Auch aus Netanjahus Regierung gibt es Kritik am Chef

Verteidigungsminister Joav Gallant und Oppositionsführer Benny Gantz werfen Netanjahu vor, mit der Philadelphi-Forderung ein Abkommen zu blockieren. Die Spitzen der Armee und der Geheimdienste haben wiederholt betont, dass ein Rückzug aus dem Korridor mit der Sicherheit Israels vereinbar sei. Dennoch zeigen Wahlumfragen den Premier und seine Regierungspartei Likud nach einem massiven Einbruch im vergangenen Jahr seit August wieder Kopf an Kopf oder sogar vor ihren politischen Gegnern.
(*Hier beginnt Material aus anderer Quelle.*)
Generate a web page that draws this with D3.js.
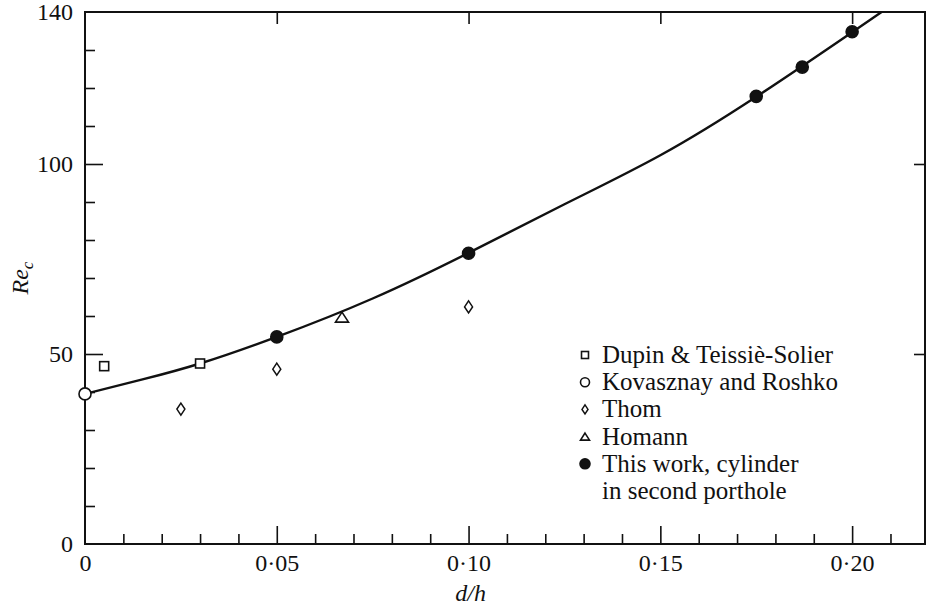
<!DOCTYPE html>
<html><head><meta charset="utf-8">
<script src="https://cdn.jsdelivr.net/npm/d3@7"></script>
<style>
body{margin:0;background:#fff;}
svg{display:block;}
</style></head>
<body><svg id="c" width="927" height="608"></svg>
<script>
// ---- data ----
const xMajorTicks = [0, 0.05, 0.10, 0.15, 0.20];
const xMajorLabels = ["0", "0·05", "0·10", "0·15", "0·20"];
const xMinorTicks = [0.01,0.02,0.03,0.04,0.06,0.07,0.08,0.09,0.11,0.12,0.13,0.14,0.16,0.17,0.18,0.19,0.21];
const yMajorTicks = [0, 50, 100, 140];
const yMinorTicks = [10,20,30,40,60,70,80,90,110,120,130];

const dupinX = [0.005, 0.030];
const dupinY = [46.8, 47.5];
const kovX = [0];
const kovY = [39.5];
const thomX = [0.025, 0.050, 0.100];
const thomY = [35.5, 46.0, 62.4];
const homannX = [0.067];
const homannY = [59.7];
const thisX = [0.050, 0.100, 0.175, 0.187, 0.200];
const thisY = [54.5, 76.5, 117.8, 125.5, 134.8];

const curveX = [0, 0.015, 0.030, 0.050, 0.075, 0.100, 0.125, 0.150, 0.175, 0.200, 0.210];
const curveY = [39.5, 43.3, 47.5, 54.5, 64.6, 76.6, 89.4, 102.3, 117.7, 134.7, 141.6];

const legendLabels = ["Dupin & Teissiè-Solier", "Kovasznay and Roshko", "Thom", "Homann", "This work, cylinder", "in second porthole"];

// ---- chart ----
const FONT = '"Liberation Serif"';
const svg = d3.select("#c");
const L = 85, R = 925, T = 12, B = 544;
const x = d3.scaleLinear().domain([0, 0.219]).range([L, R]);
const y = d3.scaleLinear().domain([0, 140]).range([B, T]);

svg.append("defs").append("clipPath").attr("id", "plot")
  .append("rect").attr("x", L).attr("y", T).attr("width", R - L).attr("height", B - T);

// frame
svg.append("rect").attr("x", L).attr("y", T).attr("width", R - L).attr("height", B - T)
  .attr("fill", "none").attr("stroke", "#111").attr("stroke-width", 2);

function styleAxis(g){ g.select(".domain").remove(); g.selectAll("line").attr("stroke","#111").attr("stroke-width",1.6); }
function styleLabels(g){ g.attr("font-family", null); g.select(".domain").remove(); g.selectAll("text").attr("font-size", 24).attr("fill", "#111").style("font-family", FONT); }

svg.append("g").attr("transform", `translate(0,${B})`)
  .call(d3.axisBottom(x).tickValues(xMajorTicks.slice(1)).tickSizeInner(-18).tickSizeOuter(0).tickFormat(() => ""))
  .call(styleAxis);
svg.append("g").attr("transform", `translate(0,${B})`)
  .call(d3.axisBottom(x).tickValues(xMinorTicks).tickSizeInner(-10).tickSizeOuter(0).tickFormat(() => ""))
  .call(styleAxis);
svg.append("g").attr("transform", `translate(0,${B})`)
  .call(d3.axisBottom(x).tickValues(xMajorTicks).tickSize(0).tickPadding(10).tickFormat((d, i) => xMajorLabels[i]))
  .call(styleLabels);
svg.append("g").attr("transform", `translate(0,${T})`)
  .call(d3.axisTop(x).tickValues(xMajorTicks.slice(1)).tickSizeInner(-12).tickSizeOuter(0).tickFormat(() => ""))
  .call(styleAxis);

svg.append("g").attr("transform", `translate(${L},0)`)
  .call(d3.axisLeft(y).tickValues([50, 100]).tickSizeInner(-18).tickSizeOuter(0).tickFormat(() => ""))
  .call(styleAxis);
svg.append("g").attr("transform", `translate(${L},0)`)
  .call(d3.axisLeft(y).tickValues(yMinorTicks).tickSizeInner(-10).tickSizeOuter(0).tickFormat(() => ""))
  .call(styleAxis);
svg.append("g").attr("transform", `translate(${L},0)`)
  .call(d3.axisLeft(y).tickValues(yMajorTicks).tickSize(0).tickPadding(12).tickFormat(d3.format("d")))
  .call(styleLabels);
svg.append("g").attr("transform", `translate(${R},0)`)
  .call(d3.axisRight(y).tickValues([50, 100]).tickSizeInner(-11).tickSizeOuter(0).tickFormat(() => ""))
  .call(styleAxis);

// axis titles
svg.append("text").attr("x", x(0.10) + 2).attr("y", 601).attr("text-anchor", "middle")
  .style("font-family", FONT).attr("font-size", 24).attr("font-style", "italic").attr("fill", "#111").text("d/h");
const yt = svg.append("text").attr("transform", `translate(28,${y(70)}) rotate(-90)`).attr("text-anchor", "middle")
  .style("font-family", FONT).attr("font-size", 24).attr("font-style", "italic").attr("fill", "#111");
yt.append("tspan").text("Re");
yt.append("tspan").attr("font-size", 17).attr("dy", 5).text("c");

// curve
const pts = curveX.map((d, i) => [d, curveY[i]]);
svg.append("path").datum(pts).attr("clip-path", "url(#plot)")
  .attr("d", d3.line().x(d => x(d[0])).y(d => y(d[1])).curve(d3.curveNatural))
  .attr("fill", "none").attr("stroke", "#111").attr("stroke-width", 2.4);

// markers
function square(g, cx, cy, s){ g.append("rect").attr("x", cx - s/2).attr("y", cy - s/2).attr("width", s).attr("height", s)
  .attr("fill", "#fff").attr("stroke", "#111").attr("stroke-width", 1.6); }
function circle(g, cx, cy, r, fill){ g.append("circle").attr("cx", cx).attr("cy", cy).attr("r", r)
  .attr("fill", fill ? "#111" : "#fff").attr("stroke", "#111").attr("stroke-width", 1.6); }
function diamond(g, cx, cy, w, h){ g.append("path").attr("d", `M${cx},${cy-h/2}L${cx+w/2},${cy}L${cx},${cy+h/2}L${cx-w/2},${cy}Z`)
  .attr("fill", "#fff").attr("stroke", "#111").attr("stroke-width", 1.5); }
function triangle(g, cx, cy, w, h){ g.append("path").attr("d", `M${cx},${cy-h/2}L${cx+w/2},${cy+h/2}L${cx-w/2},${cy+h/2}Z`)
  .attr("fill", "#fff").attr("stroke", "#111").attr("stroke-width", 1.6); }

const m = svg.append("g");
dupinX.forEach((d, i) => square(m, x(d), y(dupinY[i]), 9));
thomX.forEach((d, i) => diamond(m, x(d), y(thomY[i]), 8, 12));
homannX.forEach((d, i) => triangle(m, x(d), y(homannY[i]), 13, 10));
thisX.forEach((d, i) => circle(m, x(d), y(thisY[i]), 6, true));
kovX.forEach((d, i) => circle(m, x(d), y(kovY[i]), 6, false));

// legend
const lg = svg.append("g");
const lx = 585, tx = 602, ly0 = 355, dy = 27.2;
square(lg, lx, ly0, 7);
circle(lg, lx, ly0 + dy, 4.5, false);
diamond(lg, lx, ly0 + 2*dy, 6, 9);
triangle(lg, lx, ly0 + 3*dy, 9, 7);
circle(lg, lx, ly0 + 4*dy, 5, true);
legendLabels.forEach((t, i) => {
  lg.append("text").attr("x", tx).attr("y", ly0 + i*dy + 8).style("font-family", FONT)
    .attr("font-size", 25).attr("fill", "#111").text(t);
});
</script></body></html>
Dabei hat die Härte im Gazakrieg bisher vor allem tote Geiseln nach Israel zurückgebracht, insgesamt 37. Acht wurden lebend gerettet, 105 nach Verhandlungen freigelassen.

Währenddessen versucht die Hamas tatsächlich, die Spaltung Israels voranzutreiben. Seit vergangenem Wochenende veröffentlichte sie eine Reihe von Videos, in denen die ermordeten Geiseln offenbar kurz vor ihrem Tod zu sehen sind. Die Hamas warnt: Es seien „neue Regeln“ für die Bewacher der übrigen Gefangenen erlassen worden, falls sich israelische Soldaten deren Verstecken nähern würden. Netanjahus Beharren auf militärischem Druck bedeute, „dass die Geiseln in Leichentüchern zu ihren Familien zurückgebracht werden“.

Zugleich stellt die Gruppe nach einem Bericht der Webseite Axios nun selbst neue Forderungen: Israel solle für ein Abkommen mehr palästinensische Gefangene freilassen. Ein Ausweg rückt damit in noch weitere Ferne.